— SET TASK —
In the entries below, find every line holding the string "React" and collect it.

— ROWS —
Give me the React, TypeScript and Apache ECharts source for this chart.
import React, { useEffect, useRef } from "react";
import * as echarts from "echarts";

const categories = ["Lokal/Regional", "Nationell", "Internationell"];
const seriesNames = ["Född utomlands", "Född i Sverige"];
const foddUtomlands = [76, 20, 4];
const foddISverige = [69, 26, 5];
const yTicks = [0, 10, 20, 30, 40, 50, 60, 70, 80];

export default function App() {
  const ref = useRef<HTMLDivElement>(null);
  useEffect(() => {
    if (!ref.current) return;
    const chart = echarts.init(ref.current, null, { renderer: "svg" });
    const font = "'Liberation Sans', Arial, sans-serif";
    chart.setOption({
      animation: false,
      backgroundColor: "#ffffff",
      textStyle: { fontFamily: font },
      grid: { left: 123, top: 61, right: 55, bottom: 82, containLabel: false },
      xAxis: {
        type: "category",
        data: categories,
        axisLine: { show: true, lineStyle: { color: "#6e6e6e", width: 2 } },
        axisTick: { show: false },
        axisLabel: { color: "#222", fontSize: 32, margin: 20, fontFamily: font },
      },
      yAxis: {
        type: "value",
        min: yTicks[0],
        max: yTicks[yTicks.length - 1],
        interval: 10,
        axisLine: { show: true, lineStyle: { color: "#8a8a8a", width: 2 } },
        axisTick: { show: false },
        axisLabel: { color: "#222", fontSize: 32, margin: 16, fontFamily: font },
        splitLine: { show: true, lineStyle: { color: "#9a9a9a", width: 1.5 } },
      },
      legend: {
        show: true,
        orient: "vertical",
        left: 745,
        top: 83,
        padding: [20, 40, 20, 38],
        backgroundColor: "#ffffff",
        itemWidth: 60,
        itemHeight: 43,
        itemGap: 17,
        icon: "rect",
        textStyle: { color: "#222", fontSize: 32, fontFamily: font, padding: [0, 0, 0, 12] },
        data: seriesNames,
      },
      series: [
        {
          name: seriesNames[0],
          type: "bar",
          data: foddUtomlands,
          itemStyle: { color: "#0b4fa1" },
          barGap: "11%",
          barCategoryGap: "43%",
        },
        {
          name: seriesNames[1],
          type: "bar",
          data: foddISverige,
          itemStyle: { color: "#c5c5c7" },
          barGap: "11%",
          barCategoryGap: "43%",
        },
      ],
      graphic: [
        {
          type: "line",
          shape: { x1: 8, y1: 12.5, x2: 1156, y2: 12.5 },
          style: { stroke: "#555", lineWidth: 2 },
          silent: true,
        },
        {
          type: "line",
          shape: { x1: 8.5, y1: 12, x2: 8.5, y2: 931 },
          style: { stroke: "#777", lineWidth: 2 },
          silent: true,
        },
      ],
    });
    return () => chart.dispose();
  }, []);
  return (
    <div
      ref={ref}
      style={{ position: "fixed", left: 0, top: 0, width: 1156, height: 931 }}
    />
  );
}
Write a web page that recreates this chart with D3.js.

— SOLVED PROBLEM —
Give me the React, TypeScript and Apache ECharts source for this chart.
import React, { useEffect, useRef } from "react";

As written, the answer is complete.